__INFORMATION SHOWN__:
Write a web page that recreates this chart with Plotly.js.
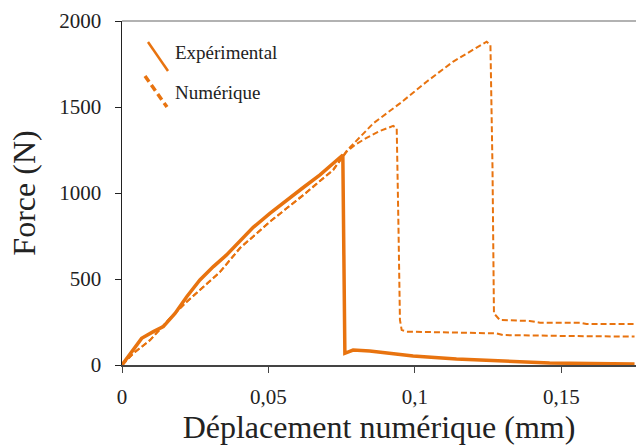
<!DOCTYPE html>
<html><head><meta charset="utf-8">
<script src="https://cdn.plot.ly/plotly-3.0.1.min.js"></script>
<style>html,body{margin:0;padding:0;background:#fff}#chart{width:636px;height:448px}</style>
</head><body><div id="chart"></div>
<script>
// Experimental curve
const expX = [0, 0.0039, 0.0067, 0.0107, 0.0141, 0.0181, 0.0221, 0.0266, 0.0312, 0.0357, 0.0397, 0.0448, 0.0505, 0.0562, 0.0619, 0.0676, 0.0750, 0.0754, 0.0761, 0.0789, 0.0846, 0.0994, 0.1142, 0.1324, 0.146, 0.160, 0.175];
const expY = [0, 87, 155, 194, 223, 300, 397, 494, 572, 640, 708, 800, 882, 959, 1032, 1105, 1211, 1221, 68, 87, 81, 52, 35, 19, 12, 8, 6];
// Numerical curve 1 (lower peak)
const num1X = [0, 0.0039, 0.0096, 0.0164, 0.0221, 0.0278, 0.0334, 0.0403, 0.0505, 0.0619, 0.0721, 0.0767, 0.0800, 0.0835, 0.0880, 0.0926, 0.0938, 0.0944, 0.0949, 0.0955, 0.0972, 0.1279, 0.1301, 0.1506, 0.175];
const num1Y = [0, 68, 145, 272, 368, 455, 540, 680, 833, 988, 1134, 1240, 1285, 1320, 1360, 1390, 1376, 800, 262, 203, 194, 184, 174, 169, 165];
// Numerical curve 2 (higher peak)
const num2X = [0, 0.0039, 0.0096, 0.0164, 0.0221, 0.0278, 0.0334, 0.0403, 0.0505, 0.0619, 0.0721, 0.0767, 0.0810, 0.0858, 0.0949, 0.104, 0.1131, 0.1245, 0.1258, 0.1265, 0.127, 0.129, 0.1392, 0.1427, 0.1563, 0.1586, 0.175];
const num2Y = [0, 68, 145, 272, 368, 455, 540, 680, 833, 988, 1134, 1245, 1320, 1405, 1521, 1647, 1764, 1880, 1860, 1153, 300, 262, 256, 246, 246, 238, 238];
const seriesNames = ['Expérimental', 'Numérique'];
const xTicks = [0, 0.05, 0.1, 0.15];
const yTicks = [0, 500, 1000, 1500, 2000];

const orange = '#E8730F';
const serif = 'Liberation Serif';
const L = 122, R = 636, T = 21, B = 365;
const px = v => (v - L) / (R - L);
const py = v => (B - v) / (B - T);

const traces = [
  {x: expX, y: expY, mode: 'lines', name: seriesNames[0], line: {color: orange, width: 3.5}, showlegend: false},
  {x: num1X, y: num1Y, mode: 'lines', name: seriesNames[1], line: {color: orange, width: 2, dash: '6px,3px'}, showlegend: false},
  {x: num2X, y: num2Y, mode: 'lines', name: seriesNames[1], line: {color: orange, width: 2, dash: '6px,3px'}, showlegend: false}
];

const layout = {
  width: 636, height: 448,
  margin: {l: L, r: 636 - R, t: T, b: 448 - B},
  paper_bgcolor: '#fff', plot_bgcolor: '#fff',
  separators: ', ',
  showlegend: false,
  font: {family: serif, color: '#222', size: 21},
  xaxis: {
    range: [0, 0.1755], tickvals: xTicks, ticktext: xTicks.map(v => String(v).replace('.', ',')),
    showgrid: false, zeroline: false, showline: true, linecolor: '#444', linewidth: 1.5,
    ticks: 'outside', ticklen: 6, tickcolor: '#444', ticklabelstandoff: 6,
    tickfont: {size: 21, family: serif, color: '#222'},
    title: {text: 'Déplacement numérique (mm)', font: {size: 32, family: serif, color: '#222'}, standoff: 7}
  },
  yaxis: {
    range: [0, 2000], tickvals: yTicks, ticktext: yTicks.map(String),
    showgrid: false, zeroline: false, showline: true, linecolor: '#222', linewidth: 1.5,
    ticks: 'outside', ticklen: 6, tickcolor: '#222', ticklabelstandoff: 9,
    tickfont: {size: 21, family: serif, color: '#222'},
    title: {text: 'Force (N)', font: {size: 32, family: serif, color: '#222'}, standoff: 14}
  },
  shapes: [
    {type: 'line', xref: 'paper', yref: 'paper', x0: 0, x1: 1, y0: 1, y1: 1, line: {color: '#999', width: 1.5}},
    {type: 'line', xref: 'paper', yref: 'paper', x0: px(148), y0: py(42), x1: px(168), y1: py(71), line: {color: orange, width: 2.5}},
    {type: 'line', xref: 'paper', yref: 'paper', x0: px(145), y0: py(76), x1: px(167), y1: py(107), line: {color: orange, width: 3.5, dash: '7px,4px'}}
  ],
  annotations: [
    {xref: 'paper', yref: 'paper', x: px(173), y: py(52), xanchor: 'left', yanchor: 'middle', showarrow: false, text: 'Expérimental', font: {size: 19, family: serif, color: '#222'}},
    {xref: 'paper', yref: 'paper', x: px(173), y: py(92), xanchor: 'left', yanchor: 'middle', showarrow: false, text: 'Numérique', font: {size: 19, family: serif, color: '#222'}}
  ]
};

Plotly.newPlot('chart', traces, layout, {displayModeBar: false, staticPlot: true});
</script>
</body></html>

__BRIEF__:
From the listing above, collect every line that mentions the word "chart".

__TASK OUTPUT__:
Write a web page that recreates this chart with Plotly.js.
<style>html,body{margin:0;padding:0;background:#fff}#chart{width:636px;height:448px}</style>
</head><body><div id="chart"></div>
Plotly.newPlot('chart', traces, layout, {displayModeBar: false, staticPlot: true});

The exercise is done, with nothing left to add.